Undergraduate Double Majors
Student-centered programs are a hallmark of a School of Music education. And increasingly multiple or double majors are ways that students combine and build upon their interests in music and anything else a large, research university has to offer. Currently almost a third of our majors combine their music major with another—and sometimes even two other—majors. The combinations are as individual as the students themselves. We encourage this kind of expansive thinking, and our undergraduate adviser works closely with students to make their interdisciplinary and cross-disciplinary training a reality.
Multiple Majors for a B.A. or B.S. Degree
Our unique position within the College of Letters & Science (L&S) makes it easier for a student to achieve a double major. Because of the many schools and departments within L&S, students have a wide array of choices and options within the degree programs. With multiple majors, a student can pursue individual interests and follow a course of study leading to many options for graduate work and career opportunities. To view a complete list of the departments, majors, and programs in L&S, click here.
A Bachelor of Science or Bachelor of Arts Degree with two majors can be a four-year program totaling 120 degree credits. Courses in each major would usually consist of 40 credits, while breadth requirements and electives outside the majors comprise the remaining credits.
In music, the BA/BS and the Bachelor of Music differ in the number of total credits required. The BM, a professional degree in music, consists of 130 credits of which 90 are music courses. The BA/BS liberal arts degree with a major in music consists of 120 credits of which 40 or more credits are music. It does not include some of the more advanced music courses or the music elective credits available in the BM curriculum. However, many of our BS/BA music majors have continued in graduate music studies after completing their undergraduate degree.
With the appropriate second major, a student may do the requirements necessary for Pre-Med and Pre-Law. Any student wishing to take a double major should seek advice from each department as early as possible.
My Life as a Double Major
by Ami Yamamoto, B.S. 2013
When I applied to UW Madison as a senior in high school, I knew I wanted to pursue a scientific field. I was not sure what I wanted to do with my life, but I had an interest in biological science. However, I also could not give up the huge part of me that was a violin player, an identity that I have kept since I can remember. The first time I seriously considered becoming a double major student was when I competed for the Madison Symphony Orchestra Bolz Concerto Competition my senior year. It was when Professor Tyrone Greive, one of the competition judges, approached me after the event and enthusiastically encouraged me to keep playing the violin after high school. He explained that he had many students that were working on multiple degrees. I thought, “Hey, if they can do it, then I can do it too!” without really giving much thought about how difficult it might be to juggle two completely different fields.

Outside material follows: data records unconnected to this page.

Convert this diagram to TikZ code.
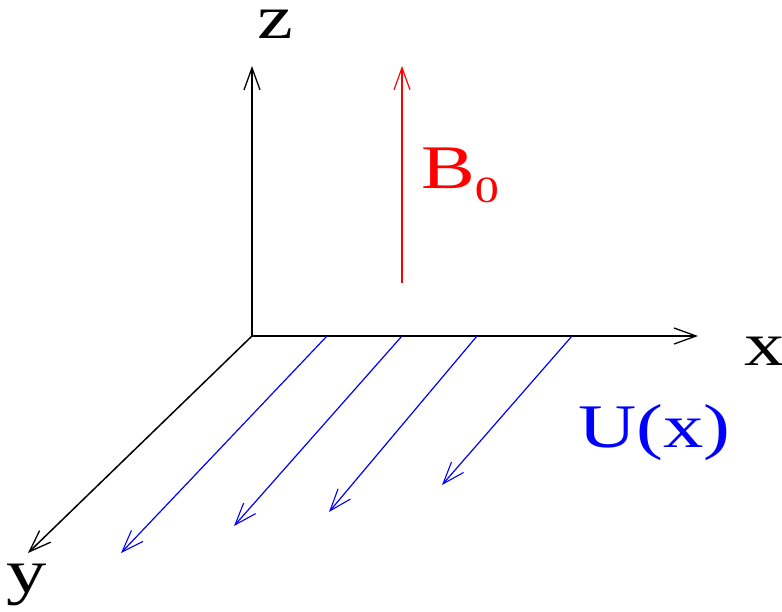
\documentclass[tikz,border=0pt]{standalone}
\usepackage{fontspec}
\setmainfont{Liberation Serif}
\usepackage{graphicx}
\usetikzlibrary{arrows.meta}

\newcommand{\widetext}[1]{\scalebox{1.3}[1]{#1}}

\begin{document}
\begin{tikzpicture}[
  x=1pt, y=-1pt,
  axis/.style={
    -{Straight Barb[length=22pt, width=16pt, line width=1.3pt]},
    line width=1.5pt,
    draw=black
  },
  field/.style={
    -{Straight Barb[length=22pt, width=16pt, line width=1.2pt]},
    line width=1.3pt,
    draw=red
  },
  flow/.style={
    -{Straight Barb[length=22pt, width=16pt, line width=1.1pt]},
    line width=1.2pt,
    draw=blue
  },
  lbl/.style={
    anchor=base west,
    inner sep=0pt,
    font=\fontsize{62}{70}\selectfont
  }
]
  \useasboundingbox (0,0) rectangle (782,611);

  % axes
  \coordinate (origin) at (252,336);
  \coordinate (zend) at (252,66);
  \coordinate (xend) at (698,336);
  \coordinate (yend) at (28,553);
  \draw[axis] (origin) -- (zend);
  \draw[axis] (origin) -- (xend);
  \draw[axis] (origin) -- (yend);

  \node[lbl] (zlabel) at (257,38) {\widetext{z}};
  \node[lbl] (xlabel) at (744,365) {\widetext{x}};
  \node[lbl] (ylabel) at (6,592) {\widetext{y}};

  % background field
  \coordinate (bstart) at (402,283);
  \coordinate (bend) at (402,66);
  \draw[field] (bstart) -- (bend);
  \node[lbl, text=red] (blabel) at (421,188)
    {\widetext{B\raisebox{-14pt}{\fontsize{37}{40}\selectfont 0}}};

  % shear flow
  \foreach \i/\sx/\ex/\ey in {1/327/121/553, 2/402/234/526, 3/477/329/512, 4/572/442/485} {
    \coordinate (ustart\i) at (\sx,336);
    \coordinate (uend\i) at (\ex,\ey);
    \draw[flow] (ustart\i) -- (uend\i);
  }
  \node[lbl, text=blue] (ulabel) at (578,447) {\widetext{U(x)}};
\end{tikzpicture}
\end{document}
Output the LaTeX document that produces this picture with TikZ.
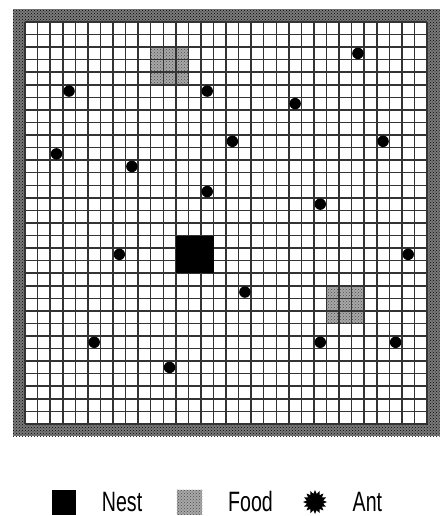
\documentclass[tikz,border=0pt]{standalone}
\usepackage{fontspec}
\setmainfont{Liberation Sans}
\usetikzlibrary{shapes.geometric,patterns}
\definecolor{bordergray}{gray}{0.48}
\definecolor{foodgray}{gray}{0.66}
\begin{document}
\begin{tikzpicture}[x=1pt,y=-1pt,
  gridline/.style={line width=1.5pt, black!80},
  bordertex/.style={pattern=crosshatch dots, pattern color=black},
  foodtex/.style={pattern=crosshatch dots, pattern color=black!70},
  nestbox/.style={fill=black, draw=none, inner sep=0pt, minimum size=37.68pt},
  foodbox/.style={fill=foodgray, draw=none, inner sep=0pt, minimum size=37.68pt,
    postaction={foodtex}},
  antdot/.style={circle, fill=black, inner sep=0pt, minimum size=11.5pt},
  antstar/.style={star, star points=16, star point ratio=1.45, fill=black, inner sep=0pt, minimum size=24pt},
  legtext/.style={anchor=base west, inner sep=0pt, font=\fontsize{28}{28}\selectfont}]
\useasboundingbox (0,0) rectangle (439,516);
\fill[white] (0,0) rectangle (439,516);
\begin{scope}[shift={(25.1,22)}, x=12.56pt, y=-12.56pt]
  % border
  \fill[bordergray] (-1,-1) rectangle (33,33);
  \fill[bordertex] (-1,-1) rectangle (33,33);
  \fill[white] (0,0) rectangle (32,32);
  % food
  \node[foodbox] (food1) at (11.5,3.5) {};
  \node[foodbox] (food2) at (25.5,22.5) {};
  % grid
  \foreach \i in {0,...,32} {
    \draw[gridline] (\i,0) -- (\i,32);
    \draw[gridline] (0,\i) -- (32,\i);
  }
  % nest
  \node[nestbox] (nest) at (13.5,18.5) {};
  % ants
  \foreach \cx/\cy/\n in {26/2/1, 3/5/2, 14/5/3, 21/6/4, 2/10/5, 16/9/6, 28/9/7,
      8/11/8, 14/13/9, 23/14/10, 7/18/11, 30/18/12, 17/21/13, 5/25/14,
      23/25/15, 29/25/16, 11/27/17} {
    \node[antdot] (ant\n) at (\cx+0.5,\cy+0.5) {};
  }
\end{scope}
% legend
\node[nestbox, minimum width=24.3pt, minimum height=25pt] (lnest) at (63.8,502) {};
\node[legtext] (lnesttext) at (101.7,511.5) {\scalebox{0.7}[1]{Nest}};
\node[foodbox, minimum width=25.6pt, minimum height=25pt] (lfood) at (189.5,502) {};
\node[legtext] (lfoodtext) at (228,511.5) {\scalebox{0.7}[1]{Food}};
\node[antstar] (lant) at (315,502) {};
\node[legtext] (lanttext) at (352.5,511.5) {\scalebox{0.7}[1]{Ant}};
\end{tikzpicture}
\end{document}
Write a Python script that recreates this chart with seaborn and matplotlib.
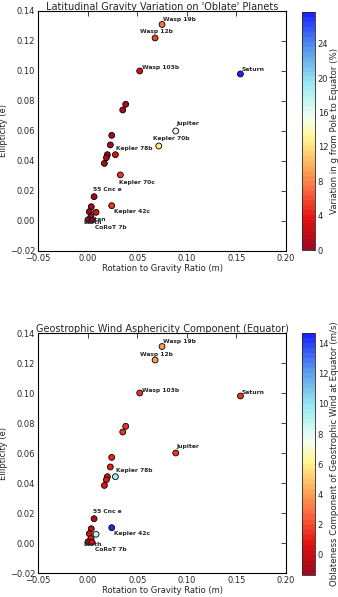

I found out that double majoring was doable at UW Madison, thanks to the multiple music degree options offered at the School of Music, which include Bachelor of Music, Bachelor of Arts, and Bachelor of Science. I chose to pursue a Bachelor of Science because it required me to take fewer music classes, compared to the other music degree options, to fulfill the music major requirement. This allowed me to focus on the rigorous science courses, such as organic chemistry and biochemistry, without having to take an overwhelming amount of music elective courses.
It helped to have people around me who were also majoring in multiple degrees. Some of the closest friends I made in college happened to be some of those, majoring in music and another fields, such as math, communicative disorders, and biochemistry. Having friends that were experiencing similar paths helped me stick to having two majors. They encouraged me, especially at times when I had four midterms, a lab presentation, and a performance in a studio class, all in one week. Additionally, I received huge support from the faculty in the School of Music. They understood my situation and were willing to cut me some slack at stressful times. At the same time, I am eternally grateful that they kept pushing me to improve as a musician.
After four and a half years, I graduated with degrees in Biology and Violin Performance. This spring, I will begin a new phase as a graduate student in bacteriology here at UW-Madison. I hope to continue playing the violin, but moreover, this experience has taught me how to prioritize and manage time wisely.
Ami Yamamoto with her parents on Graduation Day, December 2013.